If you have ever listened to a song by Sam Cooke (1931-1964), then I am sure you can agree that no one is ever the same after hearing his voice. My parents and grandparents played his albums and knew many of his songs by memory, singing them with as much passion as Cooke did while on stage. For millions of black Americans, Sam Cooke was the best singer of his time and his death on December 11, 1964, sent music fans into mourning as one of the most beloved singers in America was laid to rest. Today, almost fifty-six years after his death, the songs he produced sound as if they were recorded yesterday. In fact, earlier today, I listened yet again to ‘A Change is Gonna Come’ which many people believe to be his best recording. Spike Lee opted to use it in the 1992 film ‘Malcolm X’, in the scene where Malcolm (Denzel Washington) walks toward the Audubon Ballroom and his fate after parking his car. Cooke’s music has stood the test of time and will continue to do so. But just who was the real Sam Cooke?
Author Peter Guralnick researched Cooke’s life and has composed a biography that shows the many sides of the late singer. The book is well over seven hundred pages, so by no means is it a short read. But contained within these pages, is a wealth of information about Cooke’s life and the music industry in which Sam found himself fully immersed. Guralnick was able to speak to many individuals who knew Sam and were able to provide him with invaluable access to archival documents, footage and anecdotes. It is an exhaustive effort for sure but one that has certainly paid off.

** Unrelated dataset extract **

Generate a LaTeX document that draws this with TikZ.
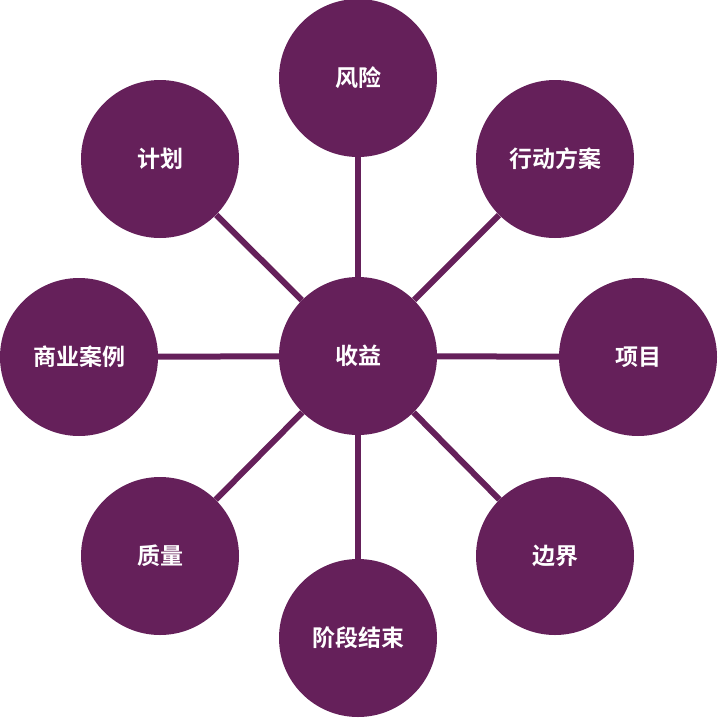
\documentclass[tikz,border=0pt]{standalone}
\usepackage{fontspec}
\newfontfamily\cjk{Noto Sans CJK SC}[BoldFont={* Bold}]
\definecolor{plum}{RGB}{101,32,90}
\begin{document}
\begin{tikzpicture}[x=1pt,y=-1pt,
  bubble/.style={circle,fill=plum,minimum size=158pt,inner sep=0pt,text=white,font=\cjk\bfseries\fontsize{23}{26}\selectfont},
  spoke/.style={draw=plum,line width=6pt}]
\useasboundingbox (0,0) rectangle (718,718);
\node[bubble] (ctr) at (358,356) {收益};
\node[bubble] (r) at (358,78) {风险};
\node[bubble] (x) at (555,159) {行动方案};
\node[bubble] (p) at (638,357) {项目};
\node[bubble] (b) at (555,556) {边界};
\node[bubble] (j) at (358,638) {阶段结束};
\node[bubble] (q) at (160,556) {质量};
\node[bubble] (s) at (79,357) {商业案例};
\node[bubble] (h) at (160,159) {计划};
\foreach \n in {r,x,p,b,j,q,s,h}{
  \draw[spoke] (ctr) -- (\n);
}
\end{tikzpicture}
\end{document}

The story begins in Clarksdale, Mississippi, in the home of the Rev. Charles Cook and his wife Annie Mae whose marriage produced eight children. Sam came in fifth but would go on to become the most popular and most tragic child. From an early age, his father drilled into him that no matter what you do, you do it the best. It was a lesson that helped fuel Cooke’s work ethic which is on display throughout the book in both positive and negative light. After becoming part of several singing groups early in his career, Cooke makes the decision to become a solo artist. It was a decision that would change his life forever and re-shape music in America.

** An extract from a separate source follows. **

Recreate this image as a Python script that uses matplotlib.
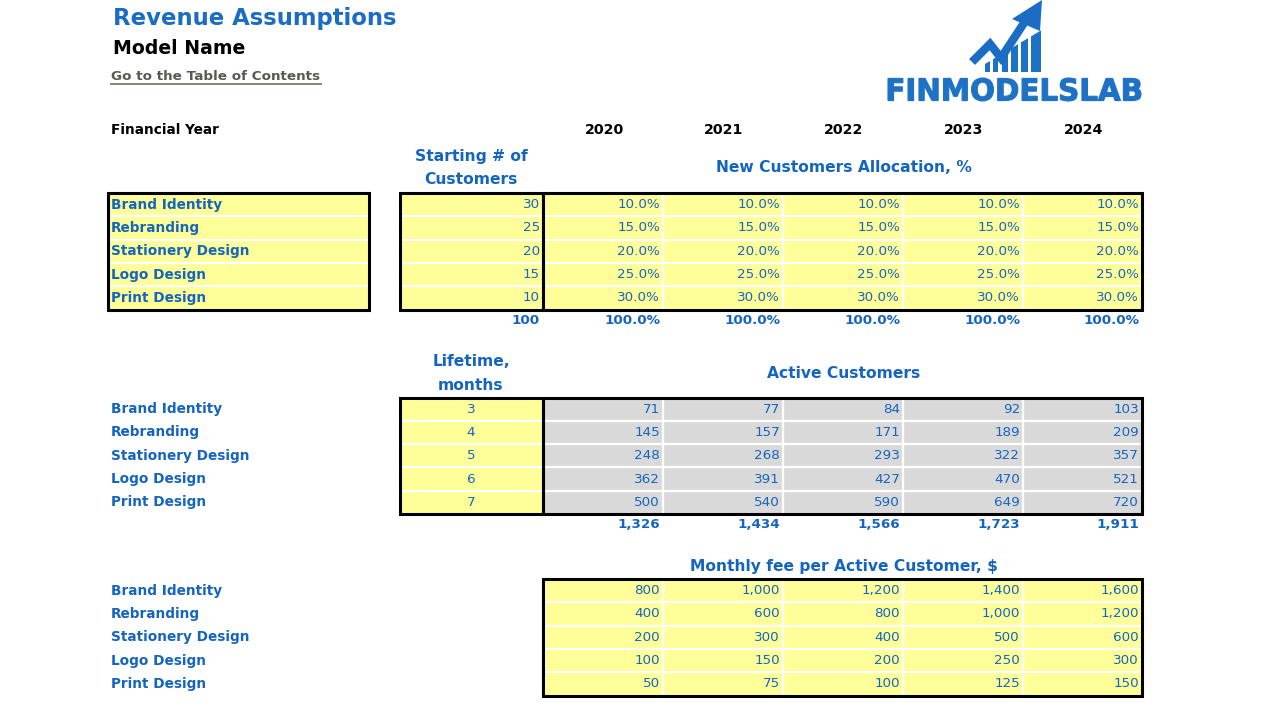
import numpy as np
import matplotlib.pyplot as plt
from matplotlib.patches import Rectangle, Polygon, PathPatch
from matplotlib.textpath import TextPath
from matplotlib.font_manager import FontProperties
from matplotlib.transforms import Affine2D

# ---- data read from the sheet ----
years = ['2020', '2021', '2022', '2023', '2024']
products = ['Brand Identity', 'Rebranding', 'Stationery Design', 'Logo Design', 'Print Design']
start_customers = [30, 25, 20, 15, 10]
start_total = 100
allocation = [
    [10.0, 10.0, 10.0, 10.0, 10.0],
    [15.0, 15.0, 15.0, 15.0, 15.0],
    [20.0, 20.0, 20.0, 20.0, 20.0],
    [25.0, 25.0, 25.0, 25.0, 25.0],
    [30.0, 30.0, 30.0, 30.0, 30.0],
]
allocation_totals = [100.0, 100.0, 100.0, 100.0, 100.0]
lifetime_months = [3, 4, 5, 6, 7]
active_customers = [
    [71, 77, 84, 92, 103],
    [145, 157, 171, 189, 209],
    [248, 268, 293, 322, 357],
    [362, 391, 427, 470, 521],
    [500, 540, 590, 649, 720],
]
active_totals = [1326, 1434, 1566, 1723, 1911]
monthly_fee = [
    [800, 1000, 1200, 1400, 1600],
    [400, 600, 800, 1000, 1200],
    [200, 300, 400, 500, 600],
    [100, 150, 200, 250, 300],
    [50, 75, 100, 125, 150],
]

BLUE = '#1565BF'
TITLE_BLUE = '#1A6CC4'
LOGO_BLUE = '#1E72C6'
YELLOW = '#FFFF99'
GREY = '#D9D9D9'
FONT = 'DejaVu Sans'
FS = 9.7      # cell values
FS_LAB = 9.8  # bold row labels
FS_HEAD = 11.2

fig = plt.figure(figsize=(12.8, 7.2), dpi=100)
ax = fig.add_axes([0, 0, 1, 1])
ax.set_xlim(0, 1280)
ax.set_ylim(720, 0)
ax.axis('off')

col_edges = [543, 663, 783, 903, 1023, 1142]
row_h = 23.3


def block(x0, x1, y0, fill, vlines=()):
    y1 = y0 + row_h * 5
    ax.add_patch(Rectangle((x0, y0), x1 - x0, y1 - y0, facecolor=fill, edgecolor='none', zorder=1))
    for i in range(1, 5):
        ax.plot([x0, x1], [y0 + i * row_h] * 2, color='white', lw=1.6, zorder=2)
    for xv in vlines:
        ax.plot([xv, xv], [y0, y1], color='white', lw=1.6, zorder=2)
    ax.add_patch(Rectangle((x0, y0), x1 - x0, y1 - y0, facecolor='none', edgecolor='black', lw=2.2, zorder=3))


def cell_text(x, y, s, ha='right', bold=False, color=BLUE, size=FS):
    ax.text(x, y, s, ha=ha, va='center', fontsize=size, family=FONT,
            fontweight='bold' if bold else 'normal', color=color, zorder=4)


def heading(x, y, s):
    ax.text(x, y, s, ha='center', va='center', fontsize=FS_HEAD, fontweight='bold', color=BLUE, family=FONT)


def row_labels(y0, x=111):
    for i, p in enumerate(products):
        cell_text(x, y0 + (i + 0.5) * row_h, p, ha='left', bold=True, size=FS_LAB)


# ---- header ----
ax.text(113, 18, 'Revenue Assumptions', fontsize=16.4, fontweight='bold', color=TITLE_BLUE,
        va='center', ha='left', family=FONT)
ax.text(113, 48, 'Model Name', fontsize=13.6, fontweight='bold', color='black',
        va='center', ha='left', family=FONT)
ax.text(111, 76, 'Go to the Table of Contents', fontsize=9.7, fontweight='bold', color='#5E574E',
        va='center', ha='left', family=FONT)
ax.plot([111, 321], [84, 84], color='#8A8478', lw=1.4)

# ---- logo ----
bar_x = [(985, 990), (993, 998), (1002, 1008), (1011, 1018), (1021, 1028), (1031, 1041)]
for xa, xb in bar_x:
    ax.add_patch(Polygon([(xa, 72), (xb, 72), (xb, 64 - (xb - 985) * 0.6), (xa, 64 - (xa - 985) * 0.6)],
                         closed=True, facecolor=LOGO_BLUE, edgecolor='none'))
ax.plot([972, 979, 990, 1001, 1024], [62, 55, 44, 58, 23], color=TITLE_BLUE, lw=6,
        solid_joinstyle='miter', solid_capstyle='butt')
ax.add_patch(Polygon([(1042, 0), (1012, 19), (1040, 31)], closed=True, facecolor=TITLE_BLUE, edgecolor='none'))

tp = TextPath((0, 0), 'FINMODELSLAB', size=30, prop=FontProperties(family=FONT, weight='bold'))
ext = tp.get_extents()
lx0, lx1, ly_top, ly_bot = 888, 1141, 78, 101
sx = (lx1 - lx0) / ext.width
sy = (ly_bot - ly_top) / ext.height
trans = Affine2D().translate(-ext.x0, -ext.y0).scale(sx, -sy).translate(lx0, ly_bot)
ax.add_patch(PathPatch(trans.transform_path(tp), facecolor=LOGO_BLUE, edgecolor=LOGO_BLUE, lw=0.8))

# ---- year row ----
ax.text(111, 130, 'Financial Year', fontsize=9.8, fontweight='bold', color='black', va='center', family=FONT)
for j, y in enumerate(years):
    ax.text((col_edges[j] + col_edges[j + 1]) / 2 + 1, 130, y, fontsize=10.2, fontweight='bold',
            color='black', ha='center', va='center', family=FONT)

# ---- section 1: starting customers / allocation ----
s1 = 193
heading(471, 157, 'Starting # of')
heading(471, 180, 'Customers')
heading(844, 168, 'New Customers Allocation, %')
block(108, 369, s1, YELLOW)
block(400, 543, s1, YELLOW)
block(543, 1142, s1, YELLOW, vlines=col_edges[1:-1])
row_labels(s1)
for i in range(5):
    yc = s1 + (i + 0.5) * row_h
    cell_text(540, yc, str(start_customers[i]))
    for j in range(5):
        cell_text(col_edges[j + 1] - 3, yc, f'{allocation[i][j]:.1f}%')
cell_text(540, 321, str(start_total), bold=True)
for j in range(5):
    cell_text(col_edges[j + 1] - 3, 321, f'{allocation_totals[j]:.1f}%', bold=True)

# ---- section 2: lifetime / active customers ----
s2 = 397.5
heading(471, 362, 'Lifetime,')
heading(471, 385, 'months')
heading(844, 373, 'Active Customers')
block(400, 543, s2, YELLOW)
block(543, 1142, s2, GREY, vlines=col_edges[1:-1])
row_labels(s2)
for i in range(5):
    yc = s2 + (i + 0.5) * row_h
    cell_text(471, yc, str(lifetime_months[i]), ha='center')
    for j in range(5):
        cell_text(col_edges[j + 1] - 3, yc, f'{active_customers[i][j]:,}')
for j in range(5):
    cell_text(col_edges[j + 1] - 3, 525, f'{active_totals[j]:,}', bold=True)

# ---- section 3: monthly fee ----
s3 = 579
heading(844, 567, 'Monthly fee per Active Customer, $')
block(543, 1142, s3, YELLOW, vlines=col_edges[1:-1])
row_labels(s3)
for i in range(5):
    yc = s3 + (i + 0.5) * row_h
    for j in range(5):
        cell_text(col_edges[j + 1] - 3, yc, f'{monthly_fee[i][j]:,}')

fig.savefig('out.png', dpi=100)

There are many high moments in the book as Cooke’s life reaches new heights. However, not all of the story is smiles and giggles. Sam was a complex figure like many superstars and some of the sides to him were darker than what many fans were allowed to see. Guralnick explores these sides of Cooke which might come as a shock to the even his most ardent supporters. Cooke was not impervious to the demons that come with success in the music business and it is not long before money, fame and women become the vices with which he lived. Lawsuits, contract and paternity disputes haunted Cooke and I admit that I was unaware of some of the other children he had sired. However, Barbara remains central to the story and was the wife the public knew. But behind the scenes, Cooke’s relationship with his wife was a constant storm brewing that occasional developed into a full blown tornado with Sam’s dark side rising to the occasion. The tragedy of their son Vincent is central to their relationship later in the book. I warn readers that some of the events that take place between Sam and Barbara are tough to digest and remind us that even stars have their faults.

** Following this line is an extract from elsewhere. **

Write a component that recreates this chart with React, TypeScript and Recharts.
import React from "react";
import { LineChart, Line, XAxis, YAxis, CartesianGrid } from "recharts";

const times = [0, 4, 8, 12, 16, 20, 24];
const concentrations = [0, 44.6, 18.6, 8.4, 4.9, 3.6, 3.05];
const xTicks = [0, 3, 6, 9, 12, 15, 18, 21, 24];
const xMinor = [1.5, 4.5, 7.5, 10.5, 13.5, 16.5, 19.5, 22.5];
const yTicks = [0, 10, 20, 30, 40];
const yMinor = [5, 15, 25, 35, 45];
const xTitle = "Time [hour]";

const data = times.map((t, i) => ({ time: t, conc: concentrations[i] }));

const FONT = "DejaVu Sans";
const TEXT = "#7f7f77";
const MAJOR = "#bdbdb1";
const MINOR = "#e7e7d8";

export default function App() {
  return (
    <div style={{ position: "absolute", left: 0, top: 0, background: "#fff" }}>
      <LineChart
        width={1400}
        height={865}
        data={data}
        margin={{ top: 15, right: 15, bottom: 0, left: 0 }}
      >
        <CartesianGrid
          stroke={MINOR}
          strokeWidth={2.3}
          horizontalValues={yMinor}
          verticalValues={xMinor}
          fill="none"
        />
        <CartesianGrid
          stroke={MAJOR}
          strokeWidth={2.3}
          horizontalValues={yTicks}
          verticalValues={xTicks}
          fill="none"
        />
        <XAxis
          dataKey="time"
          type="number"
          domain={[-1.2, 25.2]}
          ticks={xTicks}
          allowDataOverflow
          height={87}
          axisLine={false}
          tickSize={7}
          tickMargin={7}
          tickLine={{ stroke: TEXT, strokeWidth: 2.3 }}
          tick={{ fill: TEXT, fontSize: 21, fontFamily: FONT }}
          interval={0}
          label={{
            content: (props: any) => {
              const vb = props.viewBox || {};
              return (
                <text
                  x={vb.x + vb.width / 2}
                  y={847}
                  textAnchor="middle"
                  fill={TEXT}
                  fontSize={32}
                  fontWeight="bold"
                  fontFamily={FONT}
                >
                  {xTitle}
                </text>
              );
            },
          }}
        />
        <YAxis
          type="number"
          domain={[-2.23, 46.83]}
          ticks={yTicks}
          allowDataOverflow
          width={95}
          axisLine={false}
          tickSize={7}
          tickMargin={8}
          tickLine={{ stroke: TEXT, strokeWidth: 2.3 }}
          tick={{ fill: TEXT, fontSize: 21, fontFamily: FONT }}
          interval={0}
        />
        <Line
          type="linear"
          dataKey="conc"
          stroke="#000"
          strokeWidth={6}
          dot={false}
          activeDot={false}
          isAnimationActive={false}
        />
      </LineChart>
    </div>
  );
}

Cooke rose to fame during a time in America where segregation was still legally employed in many cities across the United States. The ugly face of Jim Crow appears as Sam and the other artists are forced to navigate and endure a system of discrimination that was designed to humiliate and subjugate its victims. Cooke is determined to buck the system and his actions in opposition to segregated audiences is both legendary and truly one of the most inspiring moments in the book. His refusal to perform in front of segregated audiences helped set the stage for the eventual demise of Jim Crow. And battling right along with him are Malcolm X (1925-1965), Muhammad Ali (1942-2016) and even Dr. Martin Luther King, Jr. (1929-1968), all of whom make an appearance in the story. Sam found himself at the forefront of the Civil Rights Movement and used both his music and star power to challenge the establishment. By all accounts he was a straight shooter and fair regardless of who the person was. He exemplified integration with a supporting cast composed of people from all walks of life. For Cooke, all that mattered was the music and the revenue.
It should be noted that many industry greats appear in the story on various occasions. You may find yourself taking a significant amount of notes. However, if you are familiar with Cooke’s story, you will already know some of the history presented here. Regardless, the book has a steadily moving narrative that flows effortlessly through the author’s words. The inclusion of the recollections by Sam’s close confidants adds the right amount of authenticity to completely tell the story of his life. At one point, it seemed as if for Sam, the sky was the limit. But his attraction to money and fast women would prove to be his undoing and at times, I found myself wondering why he acted in the ways in which he did. The final act in which he visits the Hacienda Hotel with Elisa Boyer seems surreal so many years later. Perhaps we may never know what completely happened that night. Maybe Sam was over his head filled with rage. Or perhaps there was a darker and far more sinister reason for Bertha Lee Franklin putting an end to the legend of Sam Cooke.
If you are a fan of Sam Cooke, this book is a must read. It is by far, an authoritative account of his life that steps deep inside the life of the man behind the music. He is long gone but his powerful words remain with us and even in the most adverse of situations, I often think of Sam and remind myself that yes, a change is gonna come.